Não apenas antiga, mas guardiã dos padrões climáticos
As árvores de alerce desta floresta, uma espécie
de conífera também conhecida como cipreste da Patagônia, ou Fitzroya cupressoides, não apenas vivem mais tempo do que a maioria das
plantas. Elas também são uma das espécies mais sensíveis às mudanças climáticas
no mundo.
Para determinar a
idade de uma árvore, cientistas usam uma ferramenta chamada trado para extrair
uma amostra do tronco e contar o número de anéis formados ao longo do tempo.

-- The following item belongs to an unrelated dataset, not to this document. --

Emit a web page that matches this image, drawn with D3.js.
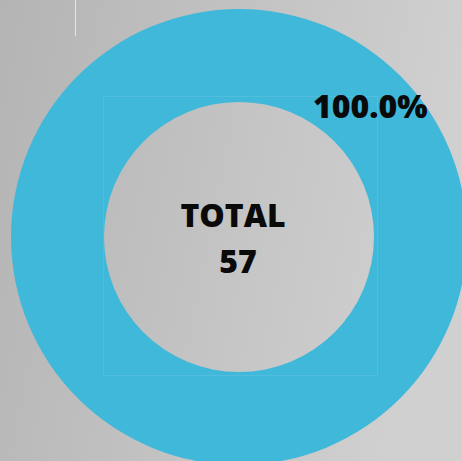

Cada anel corresponde a um ano de vida.
No caso da Gran Abuelo, porém, o diâmetro do tronco
é muito extenso e a árvore já perdeu parte de seu núcleo, que se deteriorou ao
longo do tempo. Com isso, diferente de outras árvores milenares conhecidas, o
exemplar chileno precisou contar com um modelo estatístico para projetar o
número total de anéis que teria e estimar sua idade.
Por isso, há debate
na comunidade científica sobre qual árvore seria a mais antiga – se a
conífera chilena ou um pinheiro encontrado nas Montanhas Brancas da Califórnia,
nos EUA, cujo núcleo intacto permitiu contabilizar sua idade exata, de quase
4,9 mil anos.
No entanto, a idade
avançada de árvores como a Gran Abuelo permite uma reconstrução não apenas de
sua idade, mas também de padrões climáticos que remontam a milhares de anos.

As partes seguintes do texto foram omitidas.